Далеко-далеко внизу вспыхивают и исчезают полоски огня, будто чиркают спичкой. Это стреляет артиллерия – наша или дружественная афганская – по неведомым целям. Полет недолог, идем на снижение.
Джелалабадский аэродром тоже не освещен. В конце взлетно-посадочной полосы стоит автомашина, и, когда самолет уже заходит на посадку, включаются фары. Выгружаемся быстро, АН-26 разворачивается на месте и, ни минуты не мешкая, уходит в ночное небо. По курсу его полета с земли устремляются несколько красных точек – стреляют трассирующими пулями. Издалека их полет кажется неспешным и нестрашным. Звук выстрелов до нас не доносится.

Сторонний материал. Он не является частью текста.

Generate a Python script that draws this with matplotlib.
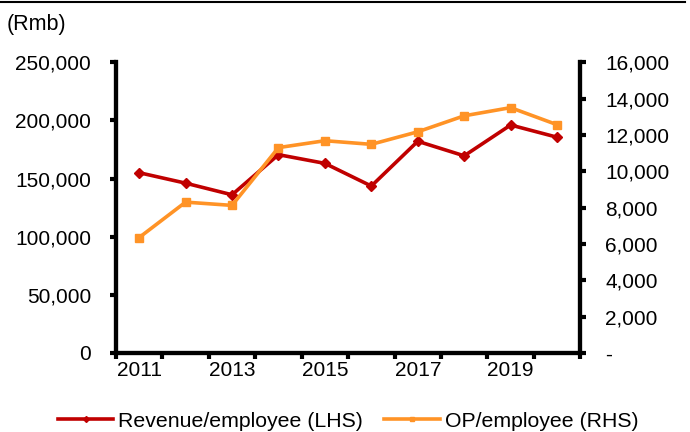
import matplotlib.pyplot as plt
import matplotlib.ticker as mticker
from matplotlib.lines import Line2D

plt.rcParams['font.family'] = ['Liberation Sans', 'DejaVu Sans']

years = [2011, 2012, 2013, 2014, 2015, 2016, 2017, 2018, 2019, 2020]
revenue = [155000, 146000, 136000, 170500, 163000, 143500, 182000, 169500, 196000, 185500]
op = [6350, 8300, 8120, 11300, 11680, 11480, 12170, 13050, 13500, 12560]

red = '#C00000'
orange = '#FF9326'

fig = plt.figure(figsize=(6.9, 4.32), dpi=100)
ax = fig.add_axes([0.168, 0.183, 0.673, 0.673])
ax2 = ax.twinx()

x = list(range(len(years)))
l1, = ax.plot(x, revenue, color=red, lw=2.6, marker='D', ms=5, label='Revenue/employee (LHS)')
l2, = ax2.plot(x, op, color=orange, lw=2.6, marker='s', ms=6, label='OP/employee (RHS)')

ax.set_xlim(-0.5, len(years) - 0.5)
ax.set_ylim(0, 250000)
ax2.set_ylim(0, 16000)

ax.set_yticks(range(0, 250001, 50000))
ax.yaxis.set_major_formatter(mticker.FuncFormatter(lambda v, p: f'{int(v):,}'))
ax2.set_yticks(range(0, 16001, 2000))
ax2.yaxis.set_major_formatter(mticker.FuncFormatter(lambda v, p: '-' if v == 0 else f'{int(v):,}'))

ax.set_xticks(x[::2])
ax.set_xticklabels([str(y) for y in years[::2]])
ax.set_xticks([i - 0.5 for i in range(len(years) + 1)], minor=True)
ax.tick_params(axis='x', which='major', length=0, labelsize=15, pad=6)
ax.tick_params(axis='x', which='minor', length=4, width=3, direction='out')
ax.tick_params(axis='y', length=4, width=3, labelsize=15, pad=14)
ax2.tick_params(axis='y', length=4, width=3, labelsize=15, pad=14)

for a in (ax, ax2):
    a.spines['top'].set_visible(False)
    for s in ('left', 'right', 'bottom'):
        a.spines[s].set_linewidth(3)

fig.text(0.009, 0.943, '(Rmb)', fontsize=15.5, va='center', ha='left')
fig.add_artist(Line2D([0, 0.993], [0.996, 0.996], color='black', lw=1.5))

fig.legend(handles=[l1, l2], loc='center left', bbox_to_anchor=(0.084, 0.025), ncol=2,
           frameon=False, fontsize=15.3, handlelength=2.6, columnspacing=1.0,
           handletextpad=0.24, markerscale=0.6, borderpad=0, borderaxespad=0)

fig.savefig('out.png', dpi=100)
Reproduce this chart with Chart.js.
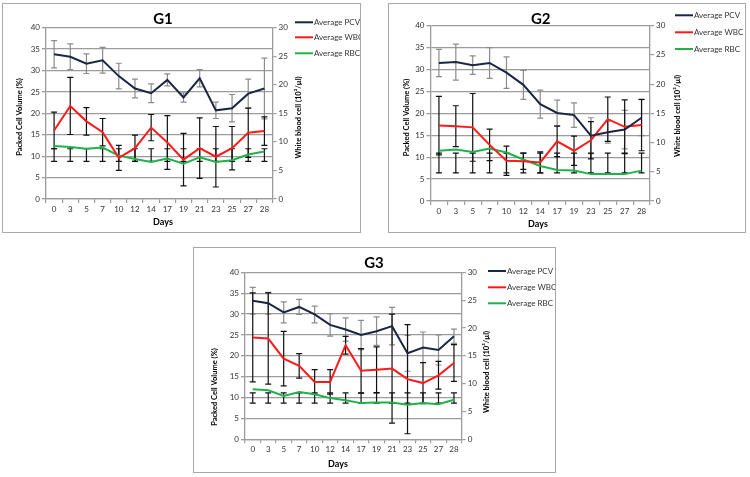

Время позднее, полночь. Воздух влажный, жаркий, тяжелый, рубашка сразу прилипает к телу. На улицах ни души, мирно горят немногочисленные уличные фонари, освещают закрытые дуканы, глухие стены обывательских домов, оставшиеся с былых времен плакаты и лозунги на красных фанерках: «Наша армия – защитник трудового народа!» и т. п. На следующий день обнаруживается, что образцов наглядной агитации в городе довольно много. Трудно сказать, какие эмоции пробуждаются у джелалабадцев при взгляде на эти бодрые призывы. Скорее всего, никаких. У нас же появляется безошибочное ощущение – поработала мысль наших советников. Уж больно все призывы по своей безотносительности к реальной ситуации напоминают те, которые десятилетиями украшали улицы наших городов. Похож и подбор слов. Здесь, правда, мелькают обшарпанные портреты Б. Кармаля, хотя он давно уже перестал быть афганским вождем. Чья-то недоработка. По законам нашей наглядной агитации эти портреты следовало со стен тщательно соскоблить или заклеить чем-то более вдохновляющим. Это признак то ли общей апатии, то ли безразличия к мелочам жизни.
Нас размещают в доме, занятом провинциальным управлением госбезопасности. Принадлежит дом видному деятелю оппозиции лидеру Национального исламского фронта Афганистана С. А. Гейлани, который временно обосновался по ту сторону границы в Пешаваре.
Дом просторный, но несколько странно спланирован, не очень хорошо отделан и, как бы помягче выразиться, изрядно запущен – дверные замки кое-где выломаны, провода кое-где оборваны, стены захватаны сальными руками, заляпаны полы. Гейлани огорчился бы состоянием своей собственности, но ремонт обойдется недорого. Главное, дом цел, цел и сад, в котором течет быстрый арык и стоят огромные развесистые деревья.
Нынешние хозяева, судя по всему, понимают временность своего положения, о Гейлани говорят с некоторым уважением. Это не просто лидер одной из небольших оппозиционных партий или, как такие люди именовались раньше, в период революционно-идеологического наступления, главарь контрреволюционных сил. Саед Ахмад Гейлани ведет свою родословную от великого мусульманского святого Абдул Кадира Гейлани, похороненного в середине XII века в Багдаде. Гробница предка, основателя ордена Кадирия (традиционное западное название, которое едва ли передает смысл института, основанного Абдул Кадиром; на урду это называется «сильсила» – цель, последовательность, вереница). Некоторые члены семейства остаются хранителями гробницы, а одна из ветвей переместилась в начале нынешнего века в Афганистан. С. А. Гейлани – нынешний глава этой ветви, духовный наставник – пир примерно двух миллионов индийских, пакистанских, афганских мусульман. Пиров почитают, им несут щедрые или скудные (это зависит от состояния жертвователя) подношения. На пирах отблеск святости их предка. Этот отблеск нельзя ни купить, ни заработать, ни украсть, ни получить от властей. Он достается только по наследству и не утрачивается со смертью.
Жара стоит сокрушительная, к середине дня ртуть поднимается выше сорока градусов, а влажность остается очень высокой. Единожды взмокши, высохнуть на воздухе уже невозможно, кондиционированные же комнаты кажутся ледниками, хотя и там минимум тридцать градусов.